**What the exercise asks:** Print the listing in its entirety and exactly, leaving out images.

**Dataset section:**
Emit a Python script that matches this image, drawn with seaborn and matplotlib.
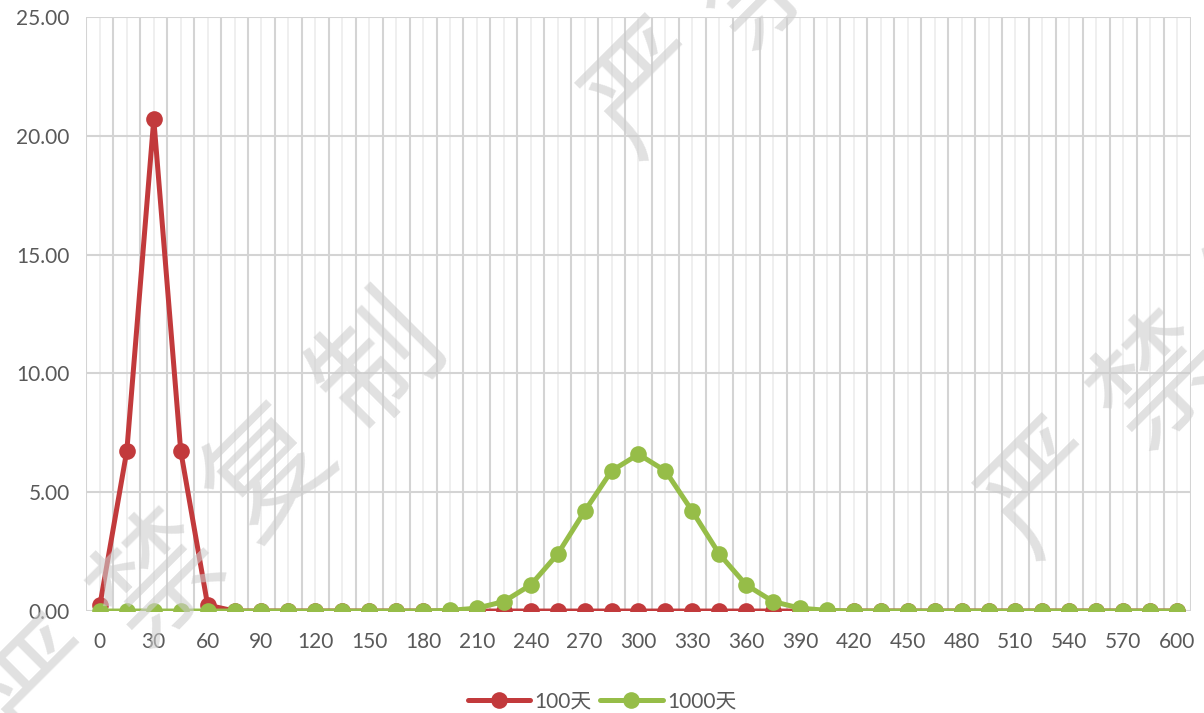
import numpy as np
import pandas as pd
import matplotlib
matplotlib.use("Agg")
import matplotlib.pyplot as plt
from matplotlib.ticker import MultipleLocator, FormatStrFormatter
import seaborn as sns

# x categories (days) and the two series
days = [0, 15, 30, 45, 60, 75, 90, 105, 120, 135, 150, 165, 180, 195,
        210, 225, 240, 255, 270, 285, 300, 315, 330, 345, 360, 375, 390,
        405, 420, 435, 450, 465, 480, 495, 510, 525, 540, 555, 570, 585, 600]
s100 = [0.25, 6.75, 20.7, 6.75, 0.25, 0.0, 0.0, 0.0, 0.0, 0.0, 0.0, 0.0, 0.0, 0.0,
        0.0, 0.0, 0.0, 0.0, 0.0, 0.0, 0.0, 0.0, 0.0, 0.0, 0.0, 0.0, 0.0,
        0.0, 0.0, 0.0, 0.0, 0.0, 0.0, 0.0, 0.0, 0.0, 0.0, 0.0, 0.0, 0.0, 0.0]
s1000 = [0.0, 0.0, 0.0, 0.0, 0.0, 0.0, 0.0, 0.0, 0.0, 0.0, 0.0, 0.0, 0.0, 0.03,
         0.12, 0.40, 1.10, 2.40, 4.20, 5.90, 6.60, 5.90, 4.20, 2.40, 1.10, 0.40, 0.12,
         0.03, 0.0, 0.0, 0.0, 0.0, 0.0, 0.0, 0.0, 0.0, 0.0, 0.0, 0.0, 0.0, 0.0]
labels = ['100天', '1000天']
colors = ['#C23A3C', '#96BD48']

df = pd.DataFrame({'day': days, labels[0]: s100, labels[1]: s1000})
long = df.melt(id_vars='day', var_name='series', value_name='value')

sns.set_style('white')
plt.rcParams['font.family'] = ['Lato', 'Noto Sans CJK SC', 'DejaVu Sans']

fig = plt.figure(figsize=(12.04, 7.13), dpi=100)
ax = fig.add_axes([0.0718, 0.143, 0.9170, 0.833])

for i, name in enumerate(labels):
    sns.lineplot(data=long[long['series'] == name], x='day', y='value',
                 color=colors[i], linewidth=3.6, marker='o', markersize=12,
                 markeredgecolor=colors[i], markeredgewidth=0,
                 label=name, ax=ax, zorder=3 + i)

ax.set_xlim(-7.5, 607.5)
ax.set_ylim(0, 25)
ax.xaxis.set_major_locator(MultipleLocator(30))
ax.yaxis.set_major_locator(MultipleLocator(5))
ax.yaxis.set_major_formatter(FormatStrFormatter('%.2f'))
ax.set_xlabel('')
ax.set_ylabel('')

# category boundaries (stronger) and centers (faint)
for b in np.arange(-7.5, 615, 15):
    ax.axvline(b, color='#d4d4d4', linewidth=1.5, zorder=0)
for c in days:
    ax.axvline(c, color='#ececec', linewidth=1.2, zorder=0)
for v in range(0, 26, 5):
    ax.axhline(v, color='#d4d4d4', linewidth=1.5, zorder=0)

for sp in ax.spines.values():
    sp.set_visible(False)
ax.tick_params(axis='both', length=0, labelsize=15, labelcolor='#595959')
ax.tick_params(axis='x', pad=15)
ax.tick_params(axis='y', pad=12)

ax.get_legend().remove()
handles, _ = ax.get_legend_handles_labels()
fig.legend(handles, labels, loc='lower center', bbox_to_anchor=(0.5, -0.024),
           ncol=2, frameon=False, fontsize=15, handlelength=3.0,
           handletextpad=0.2, columnspacing=0.4, labelcolor='#595959')

# watermark
W, H = 1204, 713
for x0, y0 in [(50, 688), (653, 90), (1050, 490)]:
    for k, ch in enumerate('严禁复制'):
        px, py = x0 + 110 * k, y0 - 108 * k
        fig.text(px / W, 1 - py / H, ch, fontsize=90, rotation=45,
                 fontweight='medium', family=['Noto Sans CJK SC'],
                 color='#cdcdcd', alpha=0.6,
                 ha='center', va='center', zorder=10)

fig.savefig('out.png', dpi=100)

**Response:**
Emit a Python script that matches this image, drawn with seaborn and matplotlib.
import numpy as np
import pandas as pd
import matplotlib
matplotlib.use("Agg")
import matplotlib.pyplot as plt
from matplotlib.ticker import MultipleLocator, FormatStrFormatter
import seaborn as sns

# x categories (days) and the two series
days = [0, 15, 30, 45, 60, 75, 90, 105, 120, 135, 150, 165, 180, 195,
        210, 225, 240, 255, 270, 285, 300, 315, 330, 345, 360, 375, 390,
        405, 420, 435, 450, 465, 480, 495, 510, 525, 540, 555, 570, 585, 600]
s100 = [0.25, 6.75, 20.7, 6.75, 0.25, 0.0, 0.0, 0.0, 0.0, 0.0, 0.0, 0.0, 0.0, 0.0,
        0.0, 0.0, 0.0, 0.0, 0.0, 0.0, 0.0, 0.0, 0.0, 0.0, 0.0, 0.0, 0.0,
        0.0, 0.0, 0.0, 0.0, 0.0, 0.0, 0.0, 0.0, 0.0, 0.0, 0.0, 0.0, 0.0, 0.0]
s1000 = [0.0, 0.0, 0.0, 0.0, 0.0, 0.0, 0.0, 0.0, 0.0, 0.0, 0.0, 0.0, 0.0, 0.03,
         0.12, 0.40, 1.10, 2.40, 4.20, 5.90, 6.60, 5.90, 4.20, 2.40, 1.10, 0.40, 0.12,
         0.03, 0.0, 0.0, 0.0, 0.0, 0.0, 0.0, 0.0, 0.0, 0.0, 0.0, 0.0, 0.0, 0.0]
labels = ['100天', '1000天']
colors = ['#C23A3C', '#96BD48']

df = pd.DataFrame({'day': days, labels[0]: s100, labels[1]: s1000})
long = df.melt(id_vars='day', var_name='series', value_name='value')

sns.set_style('white')
plt.rcParams['font.family'] = ['Lato', 'Noto Sans CJK SC', 'DejaVu Sans']

fig = plt.figure(figsize=(12.04, 7.13), dpi=100)
ax = fig.add_axes([0.0718, 0.143, 0.9170, 0.833])

for i, name in enumerate(labels):
    sns.lineplot(data=long[long['series'] == name], x='day', y='value',
                 color=colors[i], linewidth=3.6, marker='o', markersize=12,
                 markeredgecolor=colors[i], markeredgewidth=0,
                 label=name, ax=ax, zorder=3 + i)

ax.set_xlim(-7.5, 607.5)
ax.set_ylim(0, 25)
ax.xaxis.set_major_locator(MultipleLocator(30))
ax.yaxis.set_major_locator(MultipleLocator(5))
ax.yaxis.set_major_formatter(FormatStrFormatter('%.2f'))
ax.set_xlabel('')
ax.set_ylabel('')

# category boundaries (stronger) and centers (faint)
for b in np.arange(-7.5, 615, 15):
    ax.axvline(b, color='#d4d4d4', linewidth=1.5, zorder=0)
for c in days:
    ax.axvline(c, color='#ececec', linewidth=1.2, zorder=0)
for v in range(0, 26, 5):
    ax.axhline(v, color='#d4d4d4', linewidth=1.5, zorder=0)

for sp in ax.spines.values():
    sp.set_visible(False)
ax.tick_params(axis='both', length=0, labelsize=15, labelcolor='#595959')
ax.tick_params(axis='x', pad=15)
ax.tick_params(axis='y', pad=12)

ax.get_legend().remove()
handles, _ = ax.get_legend_handles_labels()
fig.legend(handles, labels, loc='lower center', bbox_to_anchor=(0.5, -0.024),
           ncol=2, frameon=False, fontsize=15, handlelength=3.0,
           handletextpad=0.2, columnspacing=0.4, labelcolor='#595959')

# watermark
W, H = 1204, 713
for x0, y0 in [(50, 688), (653, 90), (1050, 490)]:
    for k, ch in enumerate('严禁复制'):
        px, py = x0 + 110 * k, y0 - 108 * k
        fig.text(px / W, 1 - py / H, ch, fontsize=90, rotation=45,
                 fontweight='medium', family=['Noto Sans CJK SC'],
                 color='#cdcdcd', alpha=0.6,
                 ha='center', va='center', zorder=10)

fig.savefig('out.png', dpi=100)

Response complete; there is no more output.